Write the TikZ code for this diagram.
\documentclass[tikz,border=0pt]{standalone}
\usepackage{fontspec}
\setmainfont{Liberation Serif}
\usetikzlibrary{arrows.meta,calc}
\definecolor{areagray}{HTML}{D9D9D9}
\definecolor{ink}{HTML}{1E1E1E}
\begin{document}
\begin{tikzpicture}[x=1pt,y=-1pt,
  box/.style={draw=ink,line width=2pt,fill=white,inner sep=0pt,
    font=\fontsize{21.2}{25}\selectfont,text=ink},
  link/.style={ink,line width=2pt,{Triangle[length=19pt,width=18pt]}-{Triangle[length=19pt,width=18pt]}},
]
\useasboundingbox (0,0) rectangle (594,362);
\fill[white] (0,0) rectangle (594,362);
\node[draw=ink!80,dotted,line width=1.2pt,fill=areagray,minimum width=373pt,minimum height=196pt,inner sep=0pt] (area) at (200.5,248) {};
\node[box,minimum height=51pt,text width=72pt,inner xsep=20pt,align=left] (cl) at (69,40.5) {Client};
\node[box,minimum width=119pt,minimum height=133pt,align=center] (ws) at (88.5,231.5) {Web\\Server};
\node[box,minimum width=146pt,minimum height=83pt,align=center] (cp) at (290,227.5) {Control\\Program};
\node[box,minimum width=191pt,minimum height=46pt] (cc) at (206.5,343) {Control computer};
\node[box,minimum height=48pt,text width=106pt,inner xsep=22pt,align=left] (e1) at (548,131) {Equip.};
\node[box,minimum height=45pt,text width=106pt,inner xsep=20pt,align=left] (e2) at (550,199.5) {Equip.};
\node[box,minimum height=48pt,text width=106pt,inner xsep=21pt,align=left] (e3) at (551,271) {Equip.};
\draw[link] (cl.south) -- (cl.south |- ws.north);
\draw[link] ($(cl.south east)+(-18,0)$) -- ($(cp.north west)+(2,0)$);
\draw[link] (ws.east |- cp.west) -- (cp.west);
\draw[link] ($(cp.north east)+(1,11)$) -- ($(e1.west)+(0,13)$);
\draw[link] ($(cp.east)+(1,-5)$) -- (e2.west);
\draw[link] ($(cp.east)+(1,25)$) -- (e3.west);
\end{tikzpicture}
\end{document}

******

### Work instructions
Copy all the lines, exactly.

### Exercise answer
Write the TikZ code for this diagram.
\documentclass[tikz,border=0pt]{standalone}
\usepackage{fontspec}
\setmainfont{Liberation Serif}
\usetikzlibrary{arrows.meta,calc}
\definecolor{areagray}{HTML}{D9D9D9}
\definecolor{ink}{HTML}{1E1E1E}
\begin{document}
\begin{tikzpicture}[x=1pt,y=-1pt,
  box/.style={draw=ink,line width=2pt,fill=white,inner sep=0pt,
    font=\fontsize{21.2}{25}\selectfont,text=ink},
  link/.style={ink,line width=2pt,{Triangle[length=19pt,width=18pt]}-{Triangle[length=19pt,width=18pt]}},
]
\useasboundingbox (0,0) rectangle (594,362);
\fill[white] (0,0) rectangle (594,362);
\node[draw=ink!80,dotted,line width=1.2pt,fill=areagray,minimum width=373pt,minimum height=196pt,inner sep=0pt] (area) at (200.5,248) {};
\node[box,minimum height=51pt,text width=72pt,inner xsep=20pt,align=left] (cl) at (69,40.5) {Client};
\node[box,minimum width=119pt,minimum height=133pt,align=center] (ws) at (88.5,231.5) {Web\\Server};
\node[box,minimum width=146pt,minimum height=83pt,align=center] (cp) at (290,227.5) {Control\\Program};
\node[box,minimum width=191pt,minimum height=46pt] (cc) at (206.5,343) {Control computer};
\node[box,minimum height=48pt,text width=106pt,inner xsep=22pt,align=left] (e1) at (548,131) {Equip.};
\node[box,minimum height=45pt,text width=106pt,inner xsep=20pt,align=left] (e2) at (550,199.5) {Equip.};
\node[box,minimum height=48pt,text width=106pt,inner xsep=21pt,align=left] (e3) at (551,271) {Equip.};
\draw[link] (cl.south) -- (cl.south |- ws.north);
\draw[link] ($(cl.south east)+(-18,0)$) -- ($(cp.north west)+(2,0)$);
\draw[link] (ws.east |- cp.west) -- (cp.west);
\draw[link] ($(cp.north east)+(1,11)$) -- ($(e1.west)+(0,13)$);
\draw[link] ($(cp.east)+(1,-5)$) -- (e2.west);
\draw[link] ($(cp.east)+(1,25)$) -- (e3.west);
\end{tikzpicture}
\end{document}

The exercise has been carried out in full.